I asked would the family have had a car at the time – again a question exposing my own ignorance of the day-to-day reality of rural living in the 1940s and 50s!
Sean replied: “We’d travel to Mass on a horse and trap, which was a lovely way to travel in those days. It really was”.
Sean said you’d fast from midnight the night before receiving communion, and it would be very strictly observed.

Again being a mischievous elf, given the time of year and craic that was being had, I put it to Sean that we understand that pubs were strictly always closed on Christmas Day. “But were there any local haunts that might let one or two in for a drink after Mass?” I asked.
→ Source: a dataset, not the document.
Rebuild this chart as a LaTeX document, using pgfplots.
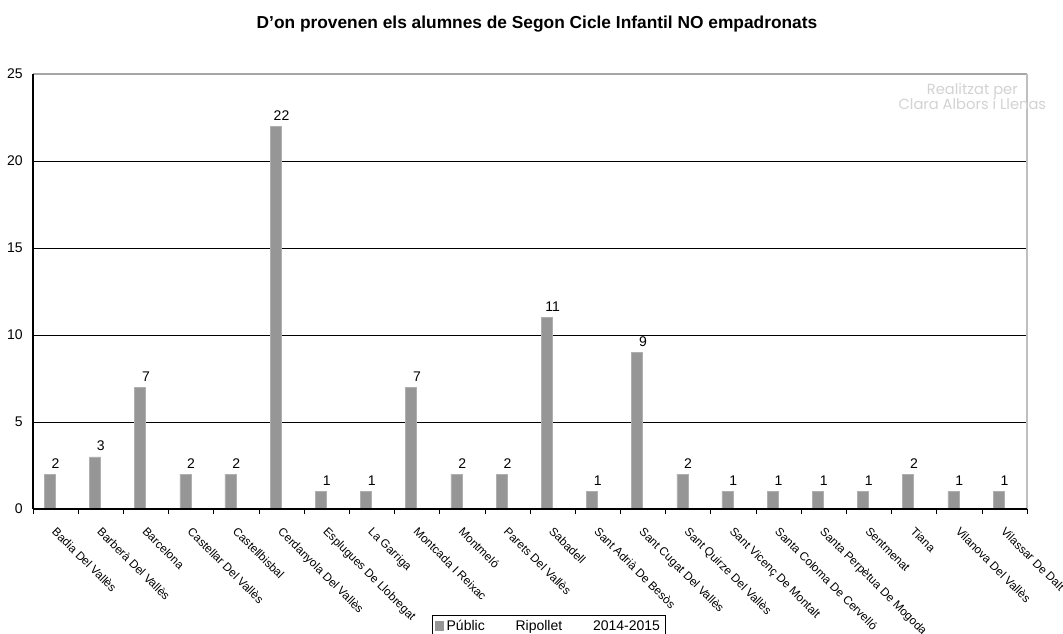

“No,” Sean said, “it was always very strictly observed as a family day”.

St Stephen’s Day was the beginning of the end of the Christmas season: “It was always a day of celebration, the weeks and months of work and stress and build-up were over and everyone could unwind. And just as the churches would be thronged on Christmas Day, the local pubs would be filled on St Stephen’s Day and night”.
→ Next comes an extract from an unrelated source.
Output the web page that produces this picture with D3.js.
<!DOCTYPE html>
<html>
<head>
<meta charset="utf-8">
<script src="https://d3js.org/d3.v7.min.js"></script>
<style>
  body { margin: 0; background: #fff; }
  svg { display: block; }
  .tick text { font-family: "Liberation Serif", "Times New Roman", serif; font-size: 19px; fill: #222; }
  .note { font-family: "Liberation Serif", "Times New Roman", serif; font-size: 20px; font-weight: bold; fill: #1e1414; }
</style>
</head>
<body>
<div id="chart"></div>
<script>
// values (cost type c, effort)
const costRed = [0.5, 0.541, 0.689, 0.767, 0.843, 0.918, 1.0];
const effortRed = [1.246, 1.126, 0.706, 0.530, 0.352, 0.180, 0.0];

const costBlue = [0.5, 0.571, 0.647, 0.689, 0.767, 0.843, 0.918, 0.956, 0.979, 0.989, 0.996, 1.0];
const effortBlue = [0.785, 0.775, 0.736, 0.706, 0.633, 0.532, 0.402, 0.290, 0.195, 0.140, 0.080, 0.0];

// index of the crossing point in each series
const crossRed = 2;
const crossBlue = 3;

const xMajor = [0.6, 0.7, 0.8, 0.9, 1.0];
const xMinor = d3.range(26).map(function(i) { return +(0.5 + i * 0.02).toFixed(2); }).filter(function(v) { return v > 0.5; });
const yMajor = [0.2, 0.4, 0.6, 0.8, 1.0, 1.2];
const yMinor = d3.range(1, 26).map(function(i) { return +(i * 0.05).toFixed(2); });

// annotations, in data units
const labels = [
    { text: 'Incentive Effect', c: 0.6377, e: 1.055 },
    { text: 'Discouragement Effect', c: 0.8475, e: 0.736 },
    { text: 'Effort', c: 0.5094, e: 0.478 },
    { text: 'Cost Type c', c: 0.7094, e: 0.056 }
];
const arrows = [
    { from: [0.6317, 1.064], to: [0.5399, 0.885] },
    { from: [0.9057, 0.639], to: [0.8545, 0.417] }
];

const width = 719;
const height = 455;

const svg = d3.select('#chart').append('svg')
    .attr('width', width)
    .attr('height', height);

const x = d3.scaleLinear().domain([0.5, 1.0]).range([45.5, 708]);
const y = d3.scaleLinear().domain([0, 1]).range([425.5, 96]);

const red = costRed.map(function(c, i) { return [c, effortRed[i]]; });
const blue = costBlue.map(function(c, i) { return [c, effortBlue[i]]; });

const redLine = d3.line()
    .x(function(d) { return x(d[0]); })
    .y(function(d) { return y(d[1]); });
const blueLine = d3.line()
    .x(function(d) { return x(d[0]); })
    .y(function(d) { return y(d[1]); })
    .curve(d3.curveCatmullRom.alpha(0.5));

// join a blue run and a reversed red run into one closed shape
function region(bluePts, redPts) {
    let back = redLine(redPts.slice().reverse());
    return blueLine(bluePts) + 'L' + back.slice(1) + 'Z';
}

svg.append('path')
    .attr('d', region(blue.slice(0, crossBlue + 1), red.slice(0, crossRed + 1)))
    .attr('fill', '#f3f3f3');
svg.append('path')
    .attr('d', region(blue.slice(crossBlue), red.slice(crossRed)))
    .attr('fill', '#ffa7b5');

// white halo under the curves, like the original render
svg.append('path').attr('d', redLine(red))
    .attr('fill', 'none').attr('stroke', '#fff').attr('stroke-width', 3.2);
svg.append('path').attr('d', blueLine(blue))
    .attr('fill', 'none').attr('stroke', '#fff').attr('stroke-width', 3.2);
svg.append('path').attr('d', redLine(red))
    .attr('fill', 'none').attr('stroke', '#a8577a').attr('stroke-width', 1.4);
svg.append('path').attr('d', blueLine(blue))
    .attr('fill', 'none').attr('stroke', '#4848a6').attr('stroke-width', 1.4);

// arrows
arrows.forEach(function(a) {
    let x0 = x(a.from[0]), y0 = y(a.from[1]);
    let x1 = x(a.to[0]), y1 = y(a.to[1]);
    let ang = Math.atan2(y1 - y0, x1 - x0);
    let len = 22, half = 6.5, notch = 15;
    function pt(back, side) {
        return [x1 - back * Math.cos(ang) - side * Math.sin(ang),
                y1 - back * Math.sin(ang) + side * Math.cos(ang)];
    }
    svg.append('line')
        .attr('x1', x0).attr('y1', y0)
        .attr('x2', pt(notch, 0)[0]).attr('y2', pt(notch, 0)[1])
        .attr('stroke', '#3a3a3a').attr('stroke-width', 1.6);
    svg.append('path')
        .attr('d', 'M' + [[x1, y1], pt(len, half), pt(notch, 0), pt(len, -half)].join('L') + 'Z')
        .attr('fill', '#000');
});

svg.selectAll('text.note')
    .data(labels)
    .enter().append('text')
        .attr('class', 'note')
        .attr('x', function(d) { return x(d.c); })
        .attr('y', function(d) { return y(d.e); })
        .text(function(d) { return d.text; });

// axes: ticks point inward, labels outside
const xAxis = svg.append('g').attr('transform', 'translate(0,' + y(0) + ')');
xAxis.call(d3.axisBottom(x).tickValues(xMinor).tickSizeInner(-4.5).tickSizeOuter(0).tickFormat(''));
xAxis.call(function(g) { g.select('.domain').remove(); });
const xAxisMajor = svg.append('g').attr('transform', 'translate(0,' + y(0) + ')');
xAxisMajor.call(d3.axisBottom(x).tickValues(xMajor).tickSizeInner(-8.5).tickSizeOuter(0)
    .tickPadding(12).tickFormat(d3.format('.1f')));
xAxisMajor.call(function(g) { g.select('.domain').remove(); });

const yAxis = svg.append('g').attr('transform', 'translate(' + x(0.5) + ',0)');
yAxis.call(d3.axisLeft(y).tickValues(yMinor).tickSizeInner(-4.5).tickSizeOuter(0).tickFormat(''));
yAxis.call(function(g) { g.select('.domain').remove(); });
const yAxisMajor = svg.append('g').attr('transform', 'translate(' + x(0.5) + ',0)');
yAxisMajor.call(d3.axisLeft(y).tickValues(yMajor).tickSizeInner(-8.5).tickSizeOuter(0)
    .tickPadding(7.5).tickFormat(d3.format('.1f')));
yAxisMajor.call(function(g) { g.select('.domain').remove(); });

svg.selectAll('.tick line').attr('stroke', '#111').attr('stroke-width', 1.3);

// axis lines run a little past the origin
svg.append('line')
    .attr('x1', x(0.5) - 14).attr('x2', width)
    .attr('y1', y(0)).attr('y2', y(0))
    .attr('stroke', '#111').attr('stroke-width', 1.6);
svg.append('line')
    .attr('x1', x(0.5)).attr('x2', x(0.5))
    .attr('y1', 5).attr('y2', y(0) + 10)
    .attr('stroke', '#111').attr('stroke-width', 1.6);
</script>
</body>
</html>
“Now, many a one would have done the Wrenboys,” Sean recalled.
“Did you ever do it yourself, Sean?”
And with a jolly chuckle, he said: “I think I did it once, but I don’t remember having much to offer in terms of singing and dancing. So, I don’t think there was much got out of it”.
I asked Sean if he feels that Christmas has changed for the better or worse over the years?
Stopping and thinking, presumably to get his words right, as Sean has always done throughout his life, he delivered a most sincere response to my arguably pointed question.

“Well, I’ve always loved the build-up to Christmas. In recent times, I suppose, there is more of a sort of magic in young children nowadays that’s nice and probably wasn’t around when I was a child. Or maybe it just wasn’t the same. So in that sense, it’s probably changed for the better. Children can probably enjoy it more, but we also have to remember those who have less at this time of year”.